The Fugitives, a folk-collective headed by songwriters Adrian Glynn and Brendan McLeod, have toured extensively throughout Canada, Western Europe, and the UK. Joined by banjo player Chris Suen (Viper Central) and violinist Carly Frey (The Coal Porters), the group has earned a reputation for unforgettable live shows, brimming with complex harmonies, infectious storytelling, and top-notch musicianship.
In 2017, McLeod watched his mother compete at the Masters National Curling Championship in Guelph, Ontario. Following, soon after, was a banquet. There, McLeod spoke with an older woman whom he believed to have grown up in the 1940s.
Antiquated technology, drinking water straight out of lakes, buying houses for no more than five dollars. A fairy-tale way of life by today’s standards. “As if those living back then were devoid of passions and desires, dreams and fears,” thought McLeod.
Reciting the poem, he says:
We are the Dead. Short days ago
We lived, felt dawn, saw sunset glow,
Loved and were loved, and now we lie
In Flanders fields.
McCrae’s poem is a beautiful plea to remember our fallen soldiers but is also a call to arms, as we are one and the same.
Having had that encounter with the woman at the banquet, and reciting the poem, McLeod realized that people were no different from time ago as they are today and that they are in fact, real people with passions, desires, dreams, and fears.

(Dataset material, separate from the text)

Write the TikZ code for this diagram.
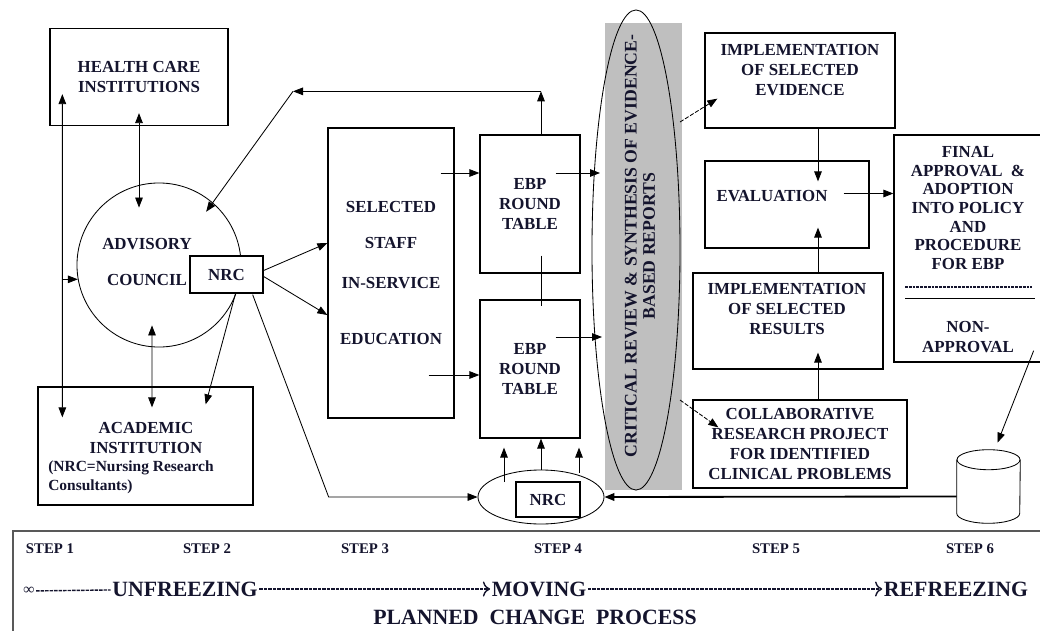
\documentclass[tikz,border=0pt]{standalone}
\usepackage{fontspec}
\setmainfont{Liberation Serif}
\usepackage{tikz}
\usetikzlibrary{arrows.meta,positioning,shapes.geometric,calc}
\usepackage{xcolor}
\definecolor{ink}{RGB}{20,20,45}
\newcommand{\boxfont}{\bfseries\fontsize{12}{14}\selectfont}

\begin{document}
\begin{tikzpicture}[x=0.025cm, y=-0.025cm,
  box/.style={rectangle, draw, line width=0.9pt, inner sep=0pt, align=center,
              font=\boxfont, text=ink},
  lbl/.style={align=center, font=\boxfont, text=ink, inner sep=0pt},
  ring/.style={draw, semithick, inner sep=0pt},
  arrow/.style={-{Triangle[length=2.5mm,width=1.9mm]}, semithick},
  dblarrow/.style={{Triangle[length=2.5mm,width=1.9mm]}-{Triangle[length=2.5mm,width=1.9mm]}, semithick},
  dasharrow/.style={arrow, dash pattern=on 3pt off 1.2pt},
  stepno/.style={font=\bfseries\fontsize{10.5}{12}\selectfont, text=ink},
  stage/.style={font=\bfseries\fontsize{15.5}{17}\selectfont, text=ink, inner sep=1pt},
  stageline/.style={dash pattern=on 2.4pt off 0.8pt, line width=1pt, ink}
]
\useasboundingbox (0,0) rectangle (1040,631);

% Left column
\node[box, minimum width=4.45cm, minimum height=2.425cm] (hci) at (139,77)
  {HEALTH CARE\\INSTITUTIONS};
\node[ring, circle, minimum size=4.1cm] (council) at (159,265) {};
\node[lbl] (councillbl) at (147,262) {ADVISORY\\[12pt]COUNCIL};
\node[box, fill=white, minimum width=1.825cm, minimum height=0.925cm] (nrcl) at (226.5,274.5) {NRC};
\node[box, minimum width=5.375cm, minimum height=2.95cm] (acad) at (145.5,446) {};
\node[lbl] (acadname) at (146,438) {ACADEMIC\\INSTITUTION};
\node[lbl, anchor=west, align=left, font=\bfseries\fontsize{11}{13.5}\selectfont] (acadnote) at (48,477)
  {(NRC=Nursing Research\\Consultants)};

% Staff and round tables
\node[box, minimum width=3.15cm, minimum height=7.25cm] (staff) at (391,273)
  {SELECTED\\[12pt]STAFF\\[14pt]IN-SERVICE\\[26pt]EDUCATION};
\node[box, minimum width=2.5cm, minimum height=3.45cm] (ebp1) at (530,204) {EBP\\ROUND\\TABLE};
\node[box, minimum width=2.5cm, minimum height=3.45cm] (ebp2) at (530,369) {EBP\\ROUND\\TABLE};

% Critical review
\fill[black!25] (605,23) rectangle (682,490);
\node[ring, ellipse, minimum width=2.2cm, minimum height=12cm] (review) at (636,250) {};
\node[lbl, rotate=90, font=\bfseries\fontsize{12.6}{13}\selectfont] (reviewlbl) at (640,246)
  {CRITICAL REVIEW \& SYNTHESIS OF EVIDENCE-\\BASED REPORTS};

% Bottom NRC
\node[ring, ellipse, minimum width=3.15cm, minimum height=1.35cm] (nrcell) at (541,497) {};
\node[box, minimum width=1.6cm, minimum height=0.875cm] (nrcb) at (548,499.5) {NRC};

% Right column
\node[box, minimum width=4.75cm, minimum height=2.375cm] (implev) at (800,80.5) {};
\node[lbl] (implevlbl) at (800,70) {IMPLEMENTATION\\OF SELECTED\\EVIDENCE};
\node[box, minimum width=4.1cm, minimum height=2.175cm] (eval) at (787,204.5) {};
\node[lbl] (evallbl) at (772,196) {EVALUATION};
\node[box, minimum width=4.75cm, minimum height=2.4cm] (results) at (788,321) {};
\node[lbl] (resultslbl) at (787,309) {IMPLEMENTATION\\OF SELECTED\\RESULTS};
\node[box, minimum width=5.35cm, minimum height=2.2cm] (collab) at (800,444)
  {COLLABORATIVE\\RESEARCH PROJECT\\FOR IDENTIFIED\\CLINICAL PROBLEMS};
\node[box, minimum width=3.775cm, minimum height=5.675cm] (final) at (969.5,248.5) {};
\node[lbl, font=\bfseries\fontsize{12}{13.2}\selectfont] (finallbl) at (968,208)
  {FINAL\\APPROVAL \ \&\\ADOPTION\\INTO POLICY\\AND\\PROCEDURE\\FOR EBP};
\draw[ink, line width=1.3pt, dash pattern=on 2pt off 0.7pt] (905,287) -- (1032,287);
\draw[semithick] (905,298) -- (1035,298);
\node[lbl] (nonappr) at (968,337) {NON-\\APPROVAL};

% Storage cylinder
\node[minimum width=1.575cm, minimum height=1.825cm, inner sep=0pt] (cyl) at (988.5,486.5) {};
\draw[semithick] ($(cyl.north)+(0,10)$) ellipse [x radius=0.7875cm, y radius=0.25cm];
\draw[semithick] ($(cyl.north west)+(0,10)$) -- ($(cyl.south west)+(0,-10)$)
  arc[start angle=180, end angle=360, x radius=0.7875cm, y radius=0.25cm]
  -- ($(cyl.north east)+(0,10)$);

% Connections, left
\coordinate (vtop) at ($(hci.south west)+(13,-32)$);
\coordinate (vbot) at ($(acad.north west)+(25,31)$);
\draw[dblarrow] (vtop) -- (vbot);
\draw[arrow] (vtop |- council.190) -- (council.190);
\draw[dblarrow] ($(hci.south)+(0,-13)$) -- ($(hci.south |- council.north)+(0,25)$);
\draw[dblarrow] ($(council.south)+(-7,-22)$) -- ($(acad.north)+(6.5,21)$);
\draw[arrow] ($(nrcl.south)+(9,0)$) -- ($(acad.north east)+(-48,18)$);
\draw[arrow] ($(nrcl.east)+(0,-4)$) -- ($(staff.west)+(0,-30)$);
\draw[arrow] ($(nrcl.east)+(0,2)$) -- ($(staff.west)+(0,42)$);
\coordinate (nrcbend) at ($(nrcl.south east)+(65,0)$);
\draw[arrow] ($(nrcl.south east)+(-11,1)$) -- (nrcbend |- nrcell.west) -- (nrcell.west);

% Feedback loop to the council
\coordinate (loopr) at ($(ebp1.north)+(11,-43)$);
\coordinate (loopl) at ($(loopr)+(-248,0)$);
\draw[arrow] ($(ebp1.north)+(11,0)$) -- (loopr);
\draw[arrow] (loopr) -- (loopl);
\draw[arrow] (loopl) -- ($(council.48)+(-8,8)$);

% Connections, middle
\draw[arrow] ($(staff.east)+(-14,-100)$) -- ($(ebp1.west)+(0,-31)$);
\draw[arrow] ($(staff.east)+(-26,102)$) -- ($(ebp2.west)+(0,6)$);
\draw[semithick] ($(ebp1.south)+(11,-18)$) -- ($(ebp2.north)+(11,7)$);
\draw[arrow] ($(ebp1.east)+(-25,-31)$) -- ($(review.center)+(-36,-77)$);
\draw[arrow] ($(ebp2.east)+(-25,-32)$) -- ($(review.center)+(-34,87)$);
\draw[arrow] ($(nrcell.center)+(-37,-15)$) -- ($(ebp2.south)+(-26,9)$);
\draw[arrow] (nrcell.north) -- (ebp2.south -| nrcell.north);
\draw[arrow] ($(nrcell.center)+(38,-24)$) -- ($(ebp2.south)+(49,9)$);

% Connections, right
\draw[dasharrow] ($(review.center)+(44,-128)$) -- ($(implev.south west)+(13,-30)$);
\draw[dasharrow] ($(review.center)+(44,150)$) -- ($(collab.north west)+(26,28)$);
\draw[arrow] ($(implev.south)+(18,0)$) -- ($(eval.north)+(31,21)$);
\draw[arrow] ($(results.north)+(30,0)$) -- ($(eval.south)+(31,-21)$);
\draw[arrow] ($(collab.north)+(18,0)$) -- ($(results.south)+(30,-17)$);
\draw[arrow] ($(eval.east)+(-26,-11)$) -- ($(final.west)+(0,-55)$);
\draw[arrow] ($(final.south east)+(-12,-12)$) -- ($(cyl.north)+(9,-7)$);
\draw[arrow, line width=1.3pt] ($(cyl.west)+(0,10)$) -- (nrcell.east);

% Planned change process
\draw[line width=1.1pt, black!65] (1045,531) -- (13,531) -- (13,640);
\foreach \n/\x in {1/50,2/207,3/365,4/558,5/776,6/970}
  \node[stepno] (step\n) at (\x,549) {STEP \n};
\node[stage, font=\bfseries\fontsize{11}{12}\selectfont] (start) at (29,591) {∞};
\node[stage] (unfreeze) at (185,589) {UNFREEZING};
\node[stage] (moving) at (539,589) {MOVING};
\node[stage] (refreeze) at (956,589) {REFREEZING};
\draw[stageline] (start) -- (unfreeze);
\draw[stageline, -{To[length=1.8mm]}] (unfreeze) -- (moving);
\draw[stageline, -{To[length=1.8mm]}] (moving) -- (refreeze);
\node[stage] (process) at (535,617) {PLANNED \ CHANGE \ PROCESS};
\end{tikzpicture}
\end{document}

To make present the history of our yesterdays, McCrae put in motion his call to action, a project he calls, Ridge. The 80-minute film retells the story of the Battle of Vimy Ridge through documentary-style monologue and performances of songs written during WW1, reimagined by the group in honour of Remembrance Day, incorporating stories often left out, including those of Indigenous people, and Ukrainian Canadians. As he walks you through the history of the battle, Brendan dives into the misconceptions and varying perspectives surrounding it, often referred to as the “battle that made Canada”, resulting in over 10,000 Canadian casualties.
Ridge was initially commissioned as a monologue by Brendan to be performed on The Chan Centre’s stage, and due to COVID-19, morphed into a feature film with the accompanying historical music.
Ridge in turn inspired the band’s fifth record, Trench Songs.
When asked about the record, the band had this to say,
“Trench songs were written by frontline soldiers during WW1. Essentially protest songs, they were often parodies of well-known tunes. We’ve rewritten new melodies and music for these words, in order to more readily access the emotional content of the lyrics and to continue folk music’s long tradition of reshaping songs over time — the same way soldiers reshaped these songs in the trenches. It’s the most stripped-down album we’ve done. During the pandemic, where war metaphors abound, these songs have given us much-needed perspective around hardship, the sacrifice of previous generations, and, mostly, what vulnerable communities can be forced to endure at the hands of the government and military in a crisis. We think about these soldiers when we sing and hope you will too.”
An important chapter in Canadian history, the poignancy of Trench Songs, and the cinematic storytelling of Ridge, help put into perspective the courageous yet tenacious fight our soldiers fought. Ultimately, playing a pivotal role in shaping our beautiful country of Canada.